In the midst of the new job, joint pain and swelling began anew, leading to a diagnosis of rheumatoid arthritis. But something about it didn’t feel right for Dr. Ross.

“When she [the doctor] said the diagnosis, I had the thought, ‘That’s not true,’” she recalls. “And it wasn’t like an ego thought of, ‘I know better than you.’ It was just an intuition again saying that’s not what’s going on here.”

However, she began taking prescribed medication for RA anyway. At the same time, she turned to meditation as a way to manage her stress.

Clearing Infections, Allergies STOPS the Pain

Meanwhile, her experience and training taught her to look for root causes of her illness. Not long before the pain had started, a recent root canal had left her with intermittent throbbing.

A return to the dentist turned up a lingering infection. With antibiotics, her RA pain was cut by about half.

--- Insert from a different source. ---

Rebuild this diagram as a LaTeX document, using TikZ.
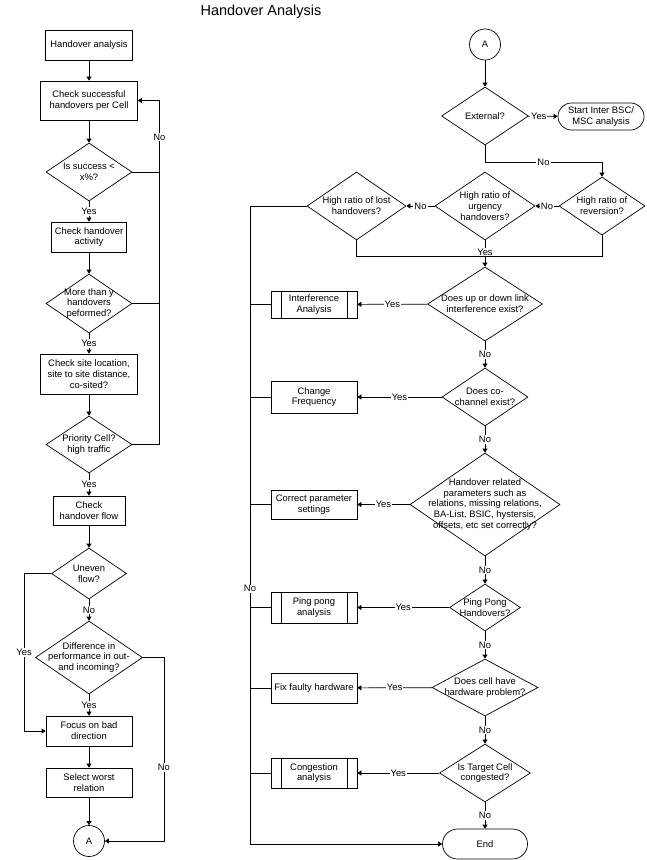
\documentclass[tikz,border=0pt]{standalone}
\usepackage{fontspec}
\setmainfont{Liberation Sans}
\usetikzlibrary{shapes.geometric,shapes.misc,arrows.meta}

\begin{document}
\begin{tikzpicture}[x=1pt,y=-1pt,line width=0.7pt,
  font=\fontsize{9.4}{10.8}\selectfont,
  sz/.style 2 args={minimum width=#1,minimum height=#2},
  box/.style={draw,rectangle,inner sep=0pt,align=center},
  subbox/.style={box,path picture={
    \draw ([xshift=10pt]path picture bounding box.north west) -- ([xshift=10pt]path picture bounding box.south west);
    \draw ([xshift=-10pt]path picture bounding box.north east) -- ([xshift=-10pt]path picture bounding box.south east);}},
  dec/.style={draw,diamond,inner sep=0pt},
  term/.style={draw,rounded rectangle,inner sep=0pt,align=center},
  conn/.style={draw,circle,inner sep=0pt,minimum size=31pt},
  arr/.style={-{Triangle[length=4pt,width=5pt]}},
  lbl/.style={fill=white,inner sep=1pt}]
  \useasboundingbox (0,0) rectangle (646,860);
  \node[font=\fontsize{14.5}{16}\selectfont] (title) at (261,12) {Handover Analysis};

  % left column
  \node[box,sz={87}{30}] (ha) at (89,45) {Handover analysis};
  \node[box,sz={97}{39}] (chk) at (89,100.5) {Check successful\\handovers per Cell};
  \node[dec,sz={86}{58},label={[align=center]center:{Is success <\\x\%?}}] (d1) at (89,172) {};
  \node[box,sz={75}{30}] (act) at (89,237) {Check handover\\activity};
  \node[dec,sz={86}{59},label={[align=center]center:{More than y\\handovers\\peformed?}}] (d2) at (89,303.5) {};
  \node[box,sz={97}{40}] (site) at (89,374) {Check site location,\\site to site distance,\\co-sited?};
  \node[dec,sz={86}{57},label={[align=center]center:{Priority Cell?\\high traffic}}] (d3) at (89,444.5) {};
  \node[box,sz={72}{29}] (flow) at (89,510.5) {Check\\handover flow};
  \node[dec,sz={75}{51},label={[align=center]center:{Uneven\\flow?}}] (d4) at (89,573.5) {};
  \node[dec,sz={107}{73},label={[align=center]center:{Difference in\\performance in out-\\and incoming?}}] (d5) at (89,657.5) {};
  \node[box,sz={86}{30}] (focus) at (89,731) {Focus on bad\\direction};
  \node[box,sz={86}{29}] (worst) at (89,782.5) {Select worst\\relation};
  \node[conn] (ca) at (89,841) {A};

  \draw[arr] (ha) -- (chk);
  \draw[arr] (chk) -- (d1);
  \draw[arr] (d1) -- node[lbl]{Yes} (act);
  \draw[arr] (act) -- (d2);
  \draw[arr] (d2) -- node[lbl]{Yes} (site);
  \draw[arr] (site) -- (d3);
  \draw[arr] (d3) -- node[lbl]{Yes} (flow);
  \draw[arr] (flow) -- (d4);
  \draw[arr] (d4) -- node[lbl]{No} (d5);
  \draw[arr] (d5) -- node[lbl]{Yes} (focus);
  \draw[arr] (focus) -- (worst);
  \draw[arr] (worst) -- (ca);
  \draw[arr] (d3.east) -- ++(27,0) |- node[lbl,pos=0.447]{No} (chk.east);
  \draw (d1.east) -- ++(27,0);
  \draw (d2.east) -- ++(27,0);
  \draw[arr] (d4.west) -- ++(-27,0) |- node[lbl,pos=0.25]{Yes} (focus.west);
  \draw[arr] (d5.east) -- ++(21,0) |- node[lbl,pos=0.3]{No} (ca.east);

  % right column
  \node[conn] (cb) at (485,44.5) {A};
  \node[dec,sz={87}{58},label={center:External?}] (ext) at (485,116) {};
  \node[term,sz={86}{27}] (inter) at (601,116.5) {Start Inter BSC/\\MSC analysis};
  \node[dec,sz={86}{58},label={[align=center]center:{High ratio of\\reversion?}}] (rev) at (602,206) {};
  \node[dec,sz={100}{68},label={[align=center]center:{High ratio of\\urgency\\handovers?}}] (urg) at (485,206) {};
  \node[dec,sz={99}{68},label={[align=center]center:{High ratio of lost\\handovers?}}] (lost) at (356.5,206) {};
  \node[dec,sz={115}{74},label={[align=center]center:{Does up or down link\\interference exist?}}] (intf) at (485,304) {};
  \node[subbox,sz={86}{27}] (ia) at (314,304.5) {Interference\\Analysis};
  \node[dec,sz={86}{58},label={[align=center]center:{Does co-\\channel exist?}}] (cochan) at (485,397) {};
  \node[box,sz={86}{32}] (cf) at (314,397) {Change\\Frequency};
  \node[dec,sz={150}{103},label={[align=center]center:{Handover related\\parameters such as\\relations, missing relations,\\BA-List, BSIC, hystersis,\\offsets, etc set correctly?}}] (param) at (485,504.5) {};
  \node[box,sz={86}{29}] (cps) at (314,504.5) {Correct parameter\\settings};
  \node[dec,sz={71}{47},label={[align=center]center:{Ping Pong\\Handovers?}}] (pp) at (485,607.5) {};
  \node[subbox,sz={86}{31}] (ppa) at (314,607.5) {Ping pong\\analysis};
  \node[dec,sz={106}{57},label={[align=center]center:{Does cell have\\hardware problem?}}] (hw) at (485,687.5) {};
  \node[box,sz={86}{30}] (fix) at (314,688) {Fix faulty hardware};
  \node[dec,sz={91}{58},label={[align=center]center:{Is Target Cell\\congested?}}] (tc) at (485,773) {};
  \node[subbox,sz={86}{30}] (cga) at (314,773) {Congestion\\analysis};
  \node[term,sz={85}{30}] (end) at (485,844) {End};
  \coordinate (trunk) at (250,206);

  \draw[arr] (cb) -- (ext);
  \draw[arr] (ext) -- node[lbl,pos=0.35]{Yes} (inter);
  \draw[arr] (ext.south) -- ++(0,17) -| node[lbl,pos=0.25]{No} (rev);
  \draw[arr] (rev) -- node[lbl]{No} (urg);
  \draw[arr] (urg) -- node[lbl]{No} (lost);
  \draw (lost.south) -- ++(0,16) -| (rev.south);
  \draw[arr] (urg) -- node[lbl,pos=0.45]{Yes} (intf);
  \draw[arr] (intf) -- node[lbl]{Yes} (ia);
  \draw[arr] (intf) -- node[lbl]{No} (cochan);
  \draw[arr] (cochan) -- node[lbl]{Yes} (cf);
  \draw[arr] (cochan) -- node[lbl]{No} (param);
  \draw[arr] (param) -- node[lbl]{Yes} (cps);
  \draw[arr] (param) -- node[lbl]{No} (pp);
  \draw[arr] (pp) -- node[lbl]{Yes} (ppa);
  \draw[arr] (pp) -- node[lbl]{No} (hw);
  \draw[arr] (hw) -- node[lbl]{Yes} (fix);
  \draw[arr] (hw) -- node[lbl]{No} (tc);
  \draw[arr] (tc) -- node[lbl]{Yes} (cga);
  \draw[arr] (tc) -- node[lbl]{No} (end);
  \draw[arr] (lost.west) -- (trunk) |- node[lbl,pos=0.3]{No} (end.west);
  \foreach \n in {ia,cf,cps,ppa,fix,cga}
    \draw (\n.west) -- (\n.west -| trunk);
\end{tikzpicture}
\end{document}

Dr. Ross also ran a food sensitivity test and found an allergy or high sensitivity to casein and whey, the proteins in milk. By cutting out milk, her arthritis pain subsided 100 percent. Thus she dropped the RA medication.

When she suggested to her doctor that perhaps inflammation had been the cause, her doctor disagreed.

“We know that diets can cause inflammation. We know that stress can cause inflammation. And we also know that emotions can cause inflammation,” Dr. Ross says.

Healed – and Healing Others

These days, Dr. Ross has regained her energy, erased her brain fog and stopped her pain.

She now specializes in helping individuals with eating disorders and addiction in her private practice. And she’s also the CEO of The Anchor Program which is an online program for people with binge eating disorder, emotional eating and food addiction.

For others going through illness, she offers her wizened been-there advice:

  • Work through emotional trauma – Dr. Ross found she needed to process trauma in order to heal fully. “You cannot separate out emotions from what happens in the body,” she says. “There’s physiological proof of that. We know that, for example, gut health affects emotions, and vice versa, emotions affect gut health.”

For more on her thoughts on trauma, check out her Tedx Talk: How to Maximize the Gifts of Intergenerational Trauma.

  • Manage stress – Dr. Ross’s health crises cropped up during unusually high levels of stress. She left stressful situations, as possible, and turned to practices such as meditation.
  • Follow your intuition – All along, she followed her intuition on which modalities might work the best for her.